Milarri Pond Melb Museum

The Problem

The Millari pond is a significant indigenous landmark within the Melbourne Museum grounds. The pond is a re-creation of a traditional Aboriginal dreaming site. The pond and landscape area with native flora and fauna is used for the re-creation of Aboriginal ceremonies and is a genuine sacred site. The pond is also used for educational purposes and School excursions. Effectively the pond was leaking significantly into the underground car park, the leaks were so bad the pond had been decommissioned and emptied pending a suitable fix and workaround all the Issues: Pond had to retain natural appearance to support live animals (turtles, yabbies, fish) fauna and flora, the area was a public domain hence strict OH&S issues needed to be observed. The leak was significant to the extent that the exhibit was rendered useless.

The Solution

Surface preparation followed by WetsuitTM seamless spray on fluid applied tanking was used throughout to solve the leaking issues. Initial cleaning and extensive preparation of all surfaces was required. Native grasses and plant roots had destroyed the existing membrane and fractured the surface hence the existing damaged tanking had to be removed completely. The complete 3 part Wetsuit system including seam sealing was used across the entire pond area of approx. 90 sqm.

The Result

Pond leakage fixed completely with successful restoration of the native flora and fauna.
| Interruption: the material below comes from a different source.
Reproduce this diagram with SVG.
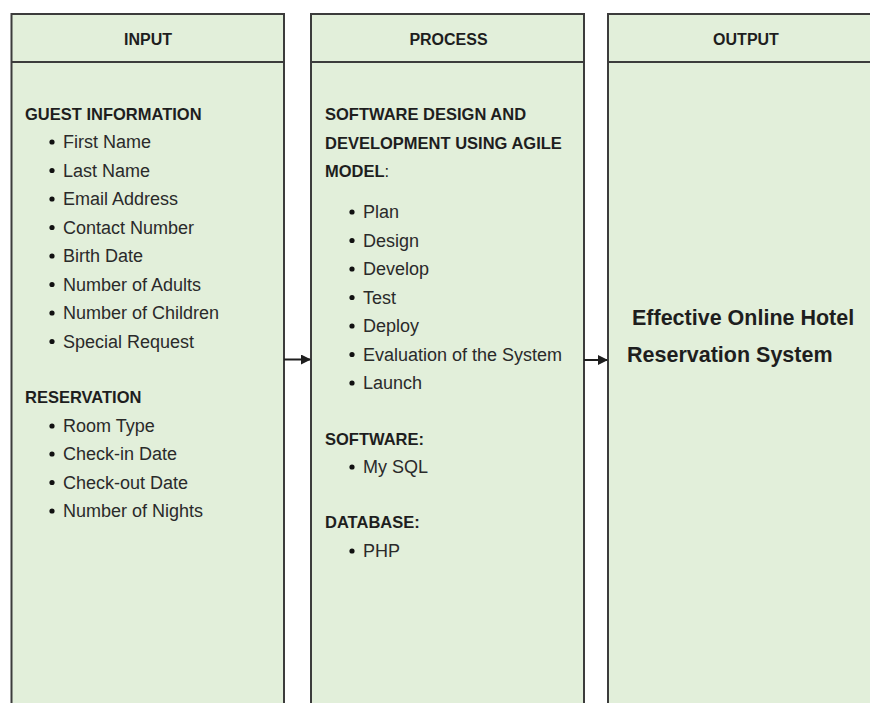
<svg xmlns="http://www.w3.org/2000/svg" width="870" height="703" viewBox="0 0 870 703">
  <style>
    .col { fill: #e2efda; stroke: #3c3c3c; stroke-width: 2; }
    .rule { stroke: #3c3c3c; stroke-width: 2; }
    text { font-family: "Liberation Sans", Arial, sans-serif; fill: #1e1e1e; }
    .hd { font-size: 16px; font-weight: bold; text-anchor: middle; }
    .sec { font-size: 16.5px; font-weight: bold; }
    .item { font-size: 18px; fill: #2a2a2a; }
    .dot { fill: #111; }
    .out { font-size: 21.5px; font-weight: bold; }
    .conn { stroke: #1e1e1e; stroke-width: 2; fill: none; }
  </style>
  <defs>
    <marker id="arrow" viewBox="0 0 10 10" refX="9" refY="5" markerWidth="5" markerHeight="5" orient="auto" markerUnits="strokeWidth">
      <path d="M0,0 L10,5 L0,10 z" fill="#1e1e1e"/>
    </marker>
    <circle id="bullet" class="dot" r="2.6"/>
  </defs>

  <rect width="870" height="703" fill="#ffffff"/>

  <!-- Input column -->
  <g id="input">
    <rect class="col" x="11.5" y="14" width="272.5" height="720"/>
    <line class="rule" x1="11.5" y1="62" x2="284" y2="62"/>
    <text class="hd" x="148" y="45">INPUT</text>
    <text class="sec" x="25" y="120">GUEST INFORMATION</text>
    <g>
      <use href="#bullet" x="52" y="142"/><text class="item" x="63" y="148">First Name</text>
      <use href="#bullet" x="52" y="170.5"/><text class="item" x="63" y="176.5">Last Name</text>
      <use href="#bullet" x="52" y="199"/><text class="item" x="63" y="205">Email Address</text>
      <use href="#bullet" x="52" y="227.5"/><text class="item" x="63" y="233.5">Contact Number</text>
      <use href="#bullet" x="52" y="256"/><text class="item" x="63" y="262">Birth Date</text>
      <use href="#bullet" x="52" y="284.5"/><text class="item" x="63" y="290.5">Number of Adults</text>
      <use href="#bullet" x="52" y="313"/><text class="item" x="63" y="319">Number of Children</text>
      <use href="#bullet" x="52" y="341.5"/><text class="item" x="63" y="347.5">Special Request</text>
    </g>
    <text class="sec" x="25" y="403">RESERVATION</text>
    <g>
      <use href="#bullet" x="52" y="426"/><text class="item" x="63" y="432">Room Type</text>
      <use href="#bullet" x="52" y="454"/><text class="item" x="63" y="460">Check-in Date</text>
      <use href="#bullet" x="52" y="482.5"/><text class="item" x="63" y="488.5">Check-out Date</text>
      <use href="#bullet" x="52" y="511"/><text class="item" x="63" y="517">Number of Nights</text>
    </g>
  </g>

  <!-- Process column -->
  <g id="process">
    <rect class="col" x="311" y="14" width="273" height="720"/>
    <line class="rule" x1="311" y1="62" x2="584" y2="62"/>
    <text class="hd" x="448.5" y="45">PROCESS</text>
    <text class="sec" x="325" y="120">SOFTWARE DESIGN AND</text>
    <text class="sec" x="325" y="148.5">DEVELOPMENT USING AGILE</text>
    <text class="sec" x="325" y="177">MODEL<tspan font-weight="normal">:</tspan></text>
    <g>
      <use href="#bullet" x="352" y="212"/><text class="item" x="363" y="218">Plan</text>
      <use href="#bullet" x="352" y="240.5"/><text class="item" x="363" y="246.5">Design</text>
      <use href="#bullet" x="352" y="269"/><text class="item" x="363" y="275">Develop</text>
      <use href="#bullet" x="352" y="297.5"/><text class="item" x="363" y="303.5">Test</text>
      <use href="#bullet" x="352" y="326"/><text class="item" x="363" y="332">Deploy</text>
      <use href="#bullet" x="352" y="354.5"/><text class="item" x="363" y="360.5">Evaluation of the System</text>
      <use href="#bullet" x="352" y="383"/><text class="item" x="363" y="389">Launch</text>
    </g>
    <text class="sec" x="325" y="445">SOFTWARE:</text>
    <use href="#bullet" x="352" y="467"/><text class="item" x="363" y="473">My SQL</text>
    <text class="sec" x="325" y="528">DATABASE:</text>
    <use href="#bullet" x="352" y="551"/><text class="item" x="363" y="557">PHP</text>
  </g>

  <!-- Output column -->
  <g id="output">
    <rect class="col" x="608" y="14" width="280" height="720"/>
    <line class="rule" x1="608" y1="62" x2="888" y2="62"/>
    <text class="hd" x="746" y="45">OUTPUT</text>
    <text class="out" x="632" y="325">Effective Online Hotel</text>
    <text class="out" x="627" y="362">Reservation System</text>
  </g>

  <!-- Connectors -->
  <g id="connectors">
    <line class="conn" x1="284" y1="359.5" x2="310" y2="359.5" marker-end="url(#arrow)"/>
    <line class="conn" x1="584" y1="360" x2="607" y2="360" marker-end="url(#arrow)"/>
  </g>
</svg>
Initial works were undertaken to the ‘lower’ pond area; 8 months later, with no leakage and the result proven, the Museum requested further rehab works to the joining and ‘upper’ pond sections, which were suffering from similar leakage issues. The upper area presented another set of unique rehab. issues. The complete pond exhibit is now in full use once again with no loss of native flora or fauna. The PH levels of water were critical to support native aquatic animals such as turtles, yabbies, fish and eels. All components of the pond such as rocks and logs were considered sacred and were carefully repositioned and blessed by the indigenous owners.